BONJOUR TRISTESSE

Producers: Katie Bird Nolan, Lindsay Tapscott, Christina Piovesan, Noah Segal, Julie Viez, Joe Iacono, Durga Chew-Bose, Benito Mueller and Wolfgang Mueller   Director: Durga Chew-Bose   Screenplay: Durga Chew-Bose   Cast: Lily McInerny, Claes Bang, Chloë Sevigny, Nailia Harzoune, Aliocha Schneider, Nathalie Richard, Thierry Harcourt and Rebecca Dayan    Distributor: Greenwich Entertainment

Grade: C+

During the later stage of his career in the fifties and sixties, Otto Preminger had a penchant for choosing provocative material for his films—partially, at least, to pique public interest in the controversial movies that resulted.  So it should come as no surprise that he optioned Françoise Sagan’s 1954 novel for adaptation to the screen—a book thought scandalous at the time, in part because the story of a teenage girl’s disruption of her father’s engagement was itself written by a teenager.  The movie appeared in 1958 to a mixed reception (except in France, where the young film devotees who would soon create the Nouvelle Vague greeted it rapturously), but more recently it has been reassessed much more favorably by critics.

So Durga Chew-Bose puts herself at some risk by remaking the book as her first feature. The effort is an admirable debut, evoking a palpable atmosphere of ennui among the rich and aimless, but it’s hobbled by a few miscalculations.

Lily McInerny is the statuesque Cécile, who cuts a strikingly beautiful figure while lolling on the beach in the French Riviera summer, often in the company of the boy next door, Cyril (Aliocha Schneider).  She lives a life of indolence and pleasure with her father Raymond (Claes Bang), a widower who’s enjoying the favors of his most recent young mistress, dancer Elsa (Naïlia Harzoune).  Cécile has no use for school—she’s failed her exams back in Paris—and her father is not just her enabler but her companion in a lifestyle of ease without responsibility.  

The routine to which Cécile’s become accustomed is disrupted by the arrival of Anne (Chloë Sevigny), an old friend of Raymond and his deceased wife.  She’s an elegant, proper sort, who undertakes to become Cécile’s mentor in maturation, something the girl resists.  Cécile’s appalled when Raymond sets aside Elsa, a kindred spirit, for Anne, who prohibits her spending time with Cyril, and even more so when Raymond announces that Anne has agreed to marry him.  So she plots to break them up, enlisting Elsa and Cyril in a scheme that involves arranging for Anne to find Raymond in a compromising situation with Elsa.  The plot succeeds, but brings tragic consequences.

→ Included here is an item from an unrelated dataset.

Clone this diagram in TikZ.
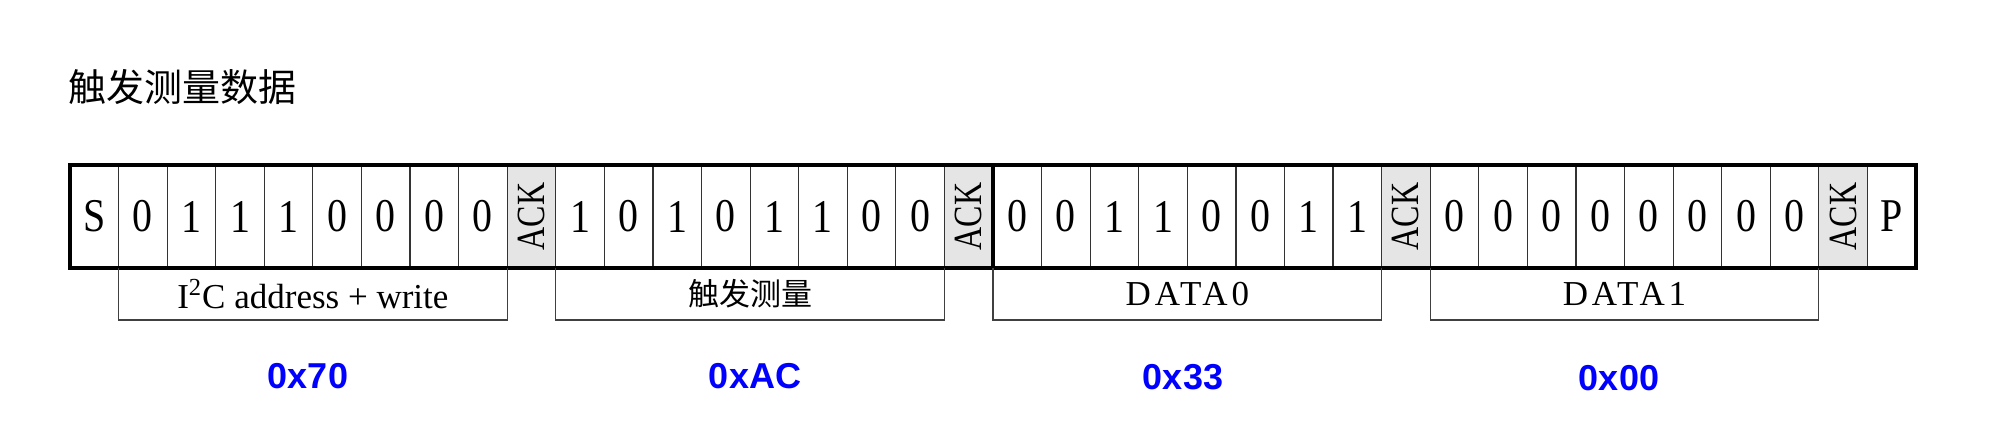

In their adaptation of Sagan’s slim book, Preminger and writer Arthur Laurents chose to expand, treating the original story as an extended, glossily colored flashback narrated a year later by Cécile as she has resumed her dissolute life, shown in lengthy black-and-white interludes.  Chew-Bose, by contrast, sticks closely to the book’s narrative, relegating the future to a relatively brief epilogue. 

Yet her version runs considerably longer than Preminger’s trim one, despite his inclusion of long, frankly extraneous dance sequences.  That’s because it’s so languorously paced, which allows for Chew-Bose, editor Amelie Labreche, cinematographer Maximilian Pittner, production designer Francois-Renaud Labarthe and costumer Miyako Bellizzi to show off their skill at mise-en-scène.  The result is often rapturously lovely, especially when accompanied by the tinkly piano runs of Lesley Barber’s score.  But it does make for a somewhat turgid overall feel.

The attempt to update the tale, moreover, is misguided.  It doesn’t really amount to much—a few uses of cellphones, mostly—but it does clash with the fact that this is essentially a period piece, a story grounded in the late-fifties, postwar ambience of spiritual alienation that drove so much European filmmaking of the time.  It would have been wiser to play it as such.

Moreover, while the casting is mostly spot-on, with the suitably pouty McInerny convincingly caught on the cusp of adulthood, Bang just marginally seedy as an ageing rake, and Harzoune and Schneider both excellent as the supporting players in Cécile’s nasty scheme, Sevigny seems wrong for Anne.  In Preminger’s film Deborah Kerr naturally embodied the qualities the character required—elegance, delicacy and fragility.  Sevigny tries hard to capture them too, but in her case it feels effortful.  One need only compare her handling of the crucial scene when Anne is confronted by Raymond’s infidelity— Chew-Bose and Preminger stage it similarly, with the camera firmly fixed on Anne’s face as she watches the offscreen couple hearing snatches of their dialogue—to gauge the difference.

So sadly, the virtues of Chew-Bose “Bonjour Tristesse” are diminished by some serious flaws.